-- DATA BLOCK start --

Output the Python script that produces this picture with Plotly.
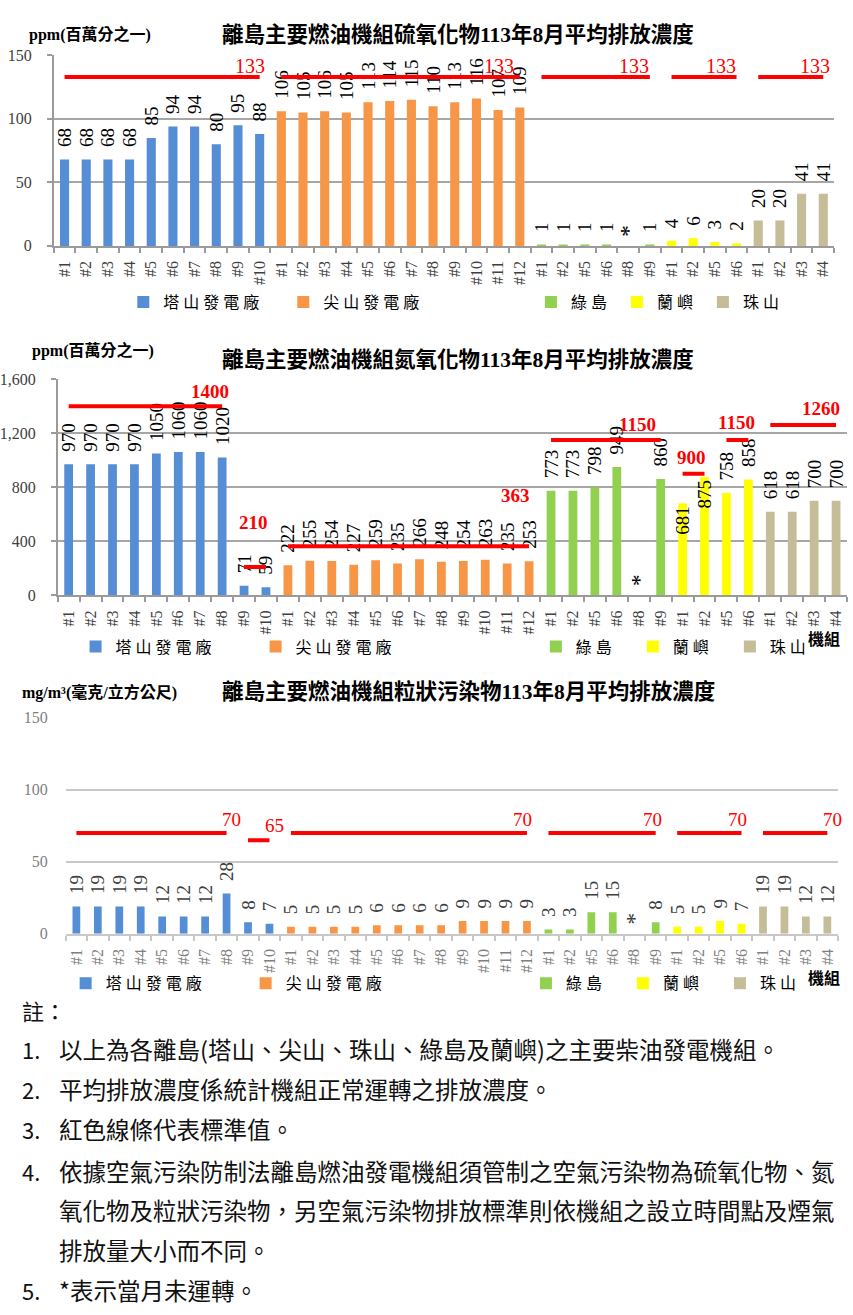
import plotly.graph_objects as go

W, H = 853, 1315
SERIF = '"Liberation Serif", "Times New Roman", "Noto Sans CJK TC", serif'
SANS = '"Noto Sans CJK TC", sans-serif'

# ---------------- categories ----------------
plant_names = ["塔山發電廠", "尖山發電廠", "綠島", "蘭嶼", "珠山"]
legend_names = ["塔 山 發 電 廠", "尖 山 發 電 廠", "綠 島", "蘭 嶼", "珠 山"]
tashan_units = ["#1", "#2", "#3", "#4", "#5", "#6", "#7", "#8", "#9", "#10"]
jianshan_units = ["#1", "#2", "#3", "#4", "#5", "#6", "#7", "#8", "#9", "#10", "#11", "#12"]
ludao_units = ["#1", "#2", "#5", "#6", "#8", "#9"]
lanyu_units = ["#1", "#2", "#5", "#6"]
zhushan_units = ["#1", "#2", "#3", "#4"]
plant_units = [tashan_units, jianshan_units, ludao_units, lanyu_units, zhushan_units]
plant_colors = ["#558ED5", "#F79646", "#92D050", "#FFFF00", "#C4BD97"]

# ---------------- SOx (ppm) ----------------
sox_tashan = [68, 68, 68, 68, 85, 94, 94, 80, 95, 88]
sox_jianshan = [106, 105, 106, 105, 113, 114, 115, 110, 113, 116, 107, 109]
sox_ludao = [1, 1, 1, 1, None, 1]
sox_lanyu = [4, 6, 3, 2]
sox_zhushan = [20, 20, 41, 41]
sox_std_first = [0, 10, 22, 28, 32]
sox_std_last = [9, 21, 27, 31, 35]
sox_std_value = [133, 133, 133, 133, 133]

# ---------------- NOx (ppm) ----------------
nox_tashan = [970, 970, 970, 970, 1050, 1060, 1060, 1020, 71, 59]
nox_jianshan = [222, 255, 254, 227, 259, 235, 266, 248, 254, 263, 235, 253]
nox_ludao = [773, 773, 798, 949, None, 860]
nox_lanyu = [681, 875, 758, 858]
nox_zhushan = [618, 618, 700, 700]
nox_std_first = [0, 8, 10, 22, 28, 30, 32]
nox_std_last = [7, 9, 21, 27, 29, 31, 35]
nox_std_value = [1400, 210, 363, 1150, 900, 1150, 1260]

# ---------------- PM (mg/m3) ----------------
pm_tashan = [19, 19, 19, 19, 12, 12, 12, 28, 8, 7]
pm_jianshan = [5, 5, 5, 5, 6, 6, 6, 6, 9, 9, 9, 9]
pm_ludao = [3, 3, 15, 15, None, 8]
pm_lanyu = [5, 5, 9, 7]
pm_zhushan = [19, 19, 12, 12]
pm_std_first = [0, 8, 10, 22, 28, 32]
pm_std_last = [7, 9, 21, 27, 31, 35]
pm_std_value = [70, 65, 70, 70, 70, 70]

titles = [
    "離島主要燃油機組硫氧化物113年8月平均排放濃度",
    "離島主要燃油機組氮氧化物113年8月平均排放濃度",
    "離島主要燃油機組粒狀污染物113年8月平均排放濃度",
]
units_text = ["ppm(百萬分之一)", "ppm(百萬分之一)", "mg/m³(毫克/立方公尺)"]

notes_num = ["1.", "2.", "3.", "4.", "", "", "5."]
notes_text = [
    "以上為各離島(塔山、尖山、珠山、綠島及蘭嶼)之主要柴油發電機組。",
    "平均排放濃度係統計機組正常運轉之排放濃度。",
    "紅色線條代表標準值。",
    "依據空氣污染防制法離島燃油發電機組須管制之空氣污染物為硫氧化物、氮",
    "氧化物及粒狀污染物，另空氣污染物排放標準則依機組之設立時間點及煙氣",
    "排放量大小而不同。",
    "*表示當月未運轉。",
]

# ---------------- layout geometry (pixels) ----------------
def fx(px):
    return px / W

def fy(py):
    return 1 - py / H

charts = [
    dict(vals=[sox_tashan, sox_jianshan, sox_ludao, sox_lanyu, sox_zhushan],
         std=(sox_std_first, sox_std_last, sox_std_value),
         x0=49, x1=834, ytop=48, ybot=241, yrange=[0, 150], ytick=[0, 50, 100, 150],
         tickfmt="", ax="x", ay="y", grid="#a6a6a6", axline=True, tcol="#404040",
         lblcol="#000000", barw=0.42, stdbold=False, stdsize=20,
         lab_dx=[7, -4, 1, 1, 9], lab_dy=[11, 11, 11, 11, 11], lab_anchor="right",
         title_y=27, unit_y=27, unit_x=22, legend_y=298, inside=[],
         legA=("legend", 119, 115), legB=("legend2", 529, 41), jizu=None),
    dict(vals=[nox_tashan, nox_jianshan, nox_ludao, nox_lanyu, nox_zhushan],
         std=(nox_std_first, nox_std_last, nox_std_value),
         x0=53, x1=847, ytop=376, ybot=595, yrange=[0, 1600], ytick=[0, 400, 800, 1200, 1600],
         tickfmt=",", ax="x2", ay="y2", grid="#a6a6a6", axline=True, tcol="#404040",
         lblcol="#000000", barw=0.40, stdbold=True, stdsize=19,
         lab_dx=[9, 4, 3, -3, 3, 9, 6], lab_dy=[15, 44, 51, 15, 16, 17, 17], lab_anchor="right",
         title_y=357, unit_y=347, unit_x=25, legend_y=647, inside=[(3, 0), (3, 1)],
         legA=("legend3", 71, 135), legB=("legend4", 534, 52), jizu=638),
    dict(vals=[pm_tashan, pm_jianshan, pm_ludao, pm_lanyu, pm_zhushan],
         std=(pm_std_first, pm_std_last, pm_std_value),
         x0=61, x1=838, ytop=719, ybot=938, yrange=[0, 150], ytick=[0, 50, 100, 150],
         tickfmt="", ax="x3", ay="y3", grid="#c8c8c8", axline=False, tcol="#7f7f7f",
         lblcol="#404040", barw=0.36, stdbold=False, stdsize=19,
         lab_dx=[5, 5, -4, -3, -4, 5], lab_dy=[13, 15, 13, 13, 13, 13], lab_anchor="center",
         title_y=693, unit_y=693, unit_x=15, legend_y=988, inside=[],
         legA=("legend5", 61, 135), legB=("legend6", 524, 52), jizu=982),
]

all_units = [u for units in plant_units for u in units]
n_cat = len(all_units)

fig = go.Figure()
annotations = []
layout = dict(width=W, height=H, margin=dict(l=0, r=0, t=0, b=0),
              paper_bgcolor="white", plot_bgcolor="white", barmode="overlay",
              showlegend=True, hovermode=False)

for ci, ch in enumerate(charts):
    axn = ch["ax"][1:]
    xa_key = "xaxis" + axn
    ya_key = "yaxis" + axn
    start = 0
    for pi, (vals, units) in enumerate(zip(ch["vals"], plant_units)):
        xs = list(range(start, start + len(units)))
        start += len(units)
        ys = [v if v is not None else 0 for v in vals]
        txt = [("\u00a0\u00a0" + str(v)) if v is not None else "\u00a0*" for v in vals]
        sizes = [19 if v is not None else 24 for v in vals]
        tpos = ["inside" if (pi, ui) in ch["inside"] else "outside" for ui in range(len(vals))]
        leg = ch["legA"][0] if pi < 2 else ch["legB"][0]
        fig.add_trace(go.Bar(
            x=xs, y=ys, width=ch["barw"], name=legend_names[pi],
            marker=dict(color=plant_colors[pi], line=dict(width=0)),
            text=txt, textposition=tpos, textangle=-90, constraintext="none",
            insidetextanchor="end", cliponaxis=False,
            textfont=dict(family=SERIF, size=sizes, color=ch["lblcol"]),
            xaxis=ch["ax"], yaxis=ch["ay"], legend=leg, showlegend=True,
        ))
    firsts, lasts, values = ch["std"]
    for k, (a, b, v) in enumerate(zip(firsts, lasts, values)):
        fig.add_trace(go.Scatter(
            x=[a, b], y=[v, v], mode="lines",
            line=dict(color="#FF0000", width=4), showlegend=False,
            xaxis=ch["ax"], yaxis=ch["ay"], cliponaxis=False,
        ))
        annotations.append(dict(
            x=b, y=v, xref=ch["ax"], yref=ch["ay"], text=str(v), showarrow=False,
            xanchor=ch["lab_anchor"], yanchor="middle",
            xshift=ch["lab_dx"][k], yshift=ch["lab_dy"][k],
            font=dict(family=SERIF, size=ch["stdsize"], color="#FF0000",
                      weight="bold" if ch["stdbold"] else "normal"),
        ))
    axcol = "#9a9a9a" if ch["axline"] else ch["grid"]
    layout[xa_key] = dict(
        domain=[fx(ch["x0"]), fx(ch["x1"])], range=[-0.5, n_cat - 0.5],
        anchor=ch["ay"], tickmode="array", tickvals=list(range(n_cat)), ticktext=all_units,
        tickangle=-90, ticks="", showgrid=False, zeroline=False,
        showline=True, linecolor=axcol, linewidth=1.5,
        tickfont=dict(family=SERIF, size=16, color=ch["tcol"]),
        ticklabelstandoff=7,
        minor=dict(tickmode="linear", tick0=-0.5, dtick=1, ticks="outside", ticklen=5,
                   tickwidth=1.5, tickcolor=axcol, showgrid=False),
        fixedrange=True,
    )
    layout[ya_key] = dict(
        domain=[fy(ch["ybot"]), fy(ch["ytop"])], range=ch["yrange"], anchor=ch["ax"],
        tickmode="array", tickvals=ch["ytick"], tickformat=ch["tickfmt"],
        showgrid=True, gridcolor=ch["grid"], gridwidth=1.5, zeroline=False,
        showline=ch["axline"], linecolor="#9a9a9a", linewidth=1.5,
        ticks="outside" if ch["axline"] else "", ticklen=5, tickwidth=1.5, tickcolor="#9a9a9a",
        ticklabelstandoff=12 if ch["axline"] else 17,
        tickfont=dict(family=SERIF, size=16, color=ch["tcol"]),
        fixedrange=True,
    )
    for (lname, lx, lw) in (ch["legA"], ch["legB"]):
        layout[lname] = dict(
            orientation="h", x=fx(lx), y=fy(ch["legend_y"]), xanchor="left", yanchor="middle",
            xref="paper", yref="paper", bgcolor="rgba(0,0,0,0)", borderwidth=0,
            entrywidth=lw, entrywidthmode="pixels", itemwidth=30, tracegroupgap=0,
            font=dict(family=SERIF, size=16, color="#000000"),
            itemclick=False, itemdoubleclick=False,
        )
    annotations.append(dict(
        x=fx(216), y=fy(ch["title_y"]), xref="paper", yref="paper", text=titles[ci],
        showarrow=False, xanchor="left", yanchor="middle",
        font=dict(family=SERIF, size=21.5, color="#000000", weight="bold"),
    ))
    annotations.append(dict(
        x=fx(ch["unit_x"]), y=fy(ch["unit_y"]), xref="paper", yref="paper", text=units_text[ci],
        showarrow=False, xanchor="left", yanchor="middle",
        font=dict(family=SERIF, size=16, color="#000000", weight="bold"),
    ))
    if ch["jizu"] is not None:
        annotations.append(dict(
            x=fx(806), y=fy(ch["jizu"]), xref="paper", yref="paper", text="機組",
            showarrow=False, xanchor="left", yanchor="middle",
            font=dict(family=SANS, size=16, color="#000000", weight="bold"),
        ))

annotations.append(dict(
    x=fx(15), y=fy(1015), xref="paper", yref="paper", text="註：", showarrow=False,
    xanchor="left", yanchor="middle", font=dict(family=SANS, size=22, color="#111111"),
))
note_y = [1055, 1095, 1136, 1178, 1218, 1258, 1299]
for num, txt, yy in zip(notes_num, notes_text, note_y):
    if num:
        annotations.append(dict(
            x=fx(15), y=fy(yy), xref="paper", yref="paper", text=num, showarrow=False,
            xanchor="left", yanchor="middle", font=dict(family=SANS, size=22, color="#111111"),
        ))
    annotations.append(dict(
        x=fx(52), y=fy(yy), xref="paper", yref="paper", text=txt, showarrow=False,
        xanchor="left", yanchor="middle", font=dict(family=SANS, size=23.5, color="#111111"),
    ))

layout["annotations"] = annotations
fig.update_layout(**layout)
fig.write_html("out.html")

-- DATA BLOCK end --

Starting at the top of the listing above, reproduce each line up to and including the one with "nox_std_value = [1400, 210, 363, 1150, 900, 1150, 1260]"; omit the pictures.

● FULL SOLUTION
Output the Python script that produces this picture with Plotly.
import plotly.graph_objects as go

W, H = 853, 1315
SERIF = '"Liberation Serif", "Times New Roman", "Noto Sans CJK TC", serif'
SANS = '"Noto Sans CJK TC", sans-serif'

# ---------------- categories ----------------
plant_names = ["塔山發電廠", "尖山發電廠", "綠島", "蘭嶼", "珠山"]
legend_names = ["塔 山 發 電 廠", "尖 山 發 電 廠", "綠 島", "蘭 嶼", "珠 山"]
tashan_units = ["#1", "#2", "#3", "#4", "#5", "#6", "#7", "#8", "#9", "#10"]
jianshan_units = ["#1", "#2", "#3", "#4", "#5", "#6", "#7", "#8", "#9", "#10", "#11", "#12"]
ludao_units = ["#1", "#2", "#5", "#6", "#8", "#9"]
lanyu_units = ["#1", "#2", "#5", "#6"]
zhushan_units = ["#1", "#2", "#3", "#4"]
plant_units = [tashan_units, jianshan_units, ludao_units, lanyu_units, zhushan_units]
plant_colors = ["#558ED5", "#F79646", "#92D050", "#FFFF00", "#C4BD97"]

# ---------------- SOx (ppm) ----------------
sox_tashan = [68, 68, 68, 68, 85, 94, 94, 80, 95, 88]
sox_jianshan = [106, 105, 106, 105, 113, 114, 115, 110, 113, 116, 107, 109]
sox_ludao = [1, 1, 1, 1, None, 1]
sox_lanyu = [4, 6, 3, 2]
sox_zhushan = [20, 20, 41, 41]
sox_std_first = [0, 10, 22, 28, 32]
sox_std_last = [9, 21, 27, 31, 35]
sox_std_value = [133, 133, 133, 133, 133]

# ---------------- NOx (ppm) ----------------
nox_tashan = [970, 970, 970, 970, 1050, 1060, 1060, 1020, 71, 59]
nox_jianshan = [222, 255, 254, 227, 259, 235, 266, 248, 254, 263, 235, 253]
nox_ludao = [773, 773, 798, 949, None, 860]
nox_lanyu = [681, 875, 758, 858]
nox_zhushan = [618, 618, 700, 700]
nox_std_first = [0, 8, 10, 22, 28, 30, 32]
nox_std_last = [7, 9, 21, 27, 29, 31, 35]
nox_std_value = [1400, 210, 363, 1150, 900, 1150, 1260]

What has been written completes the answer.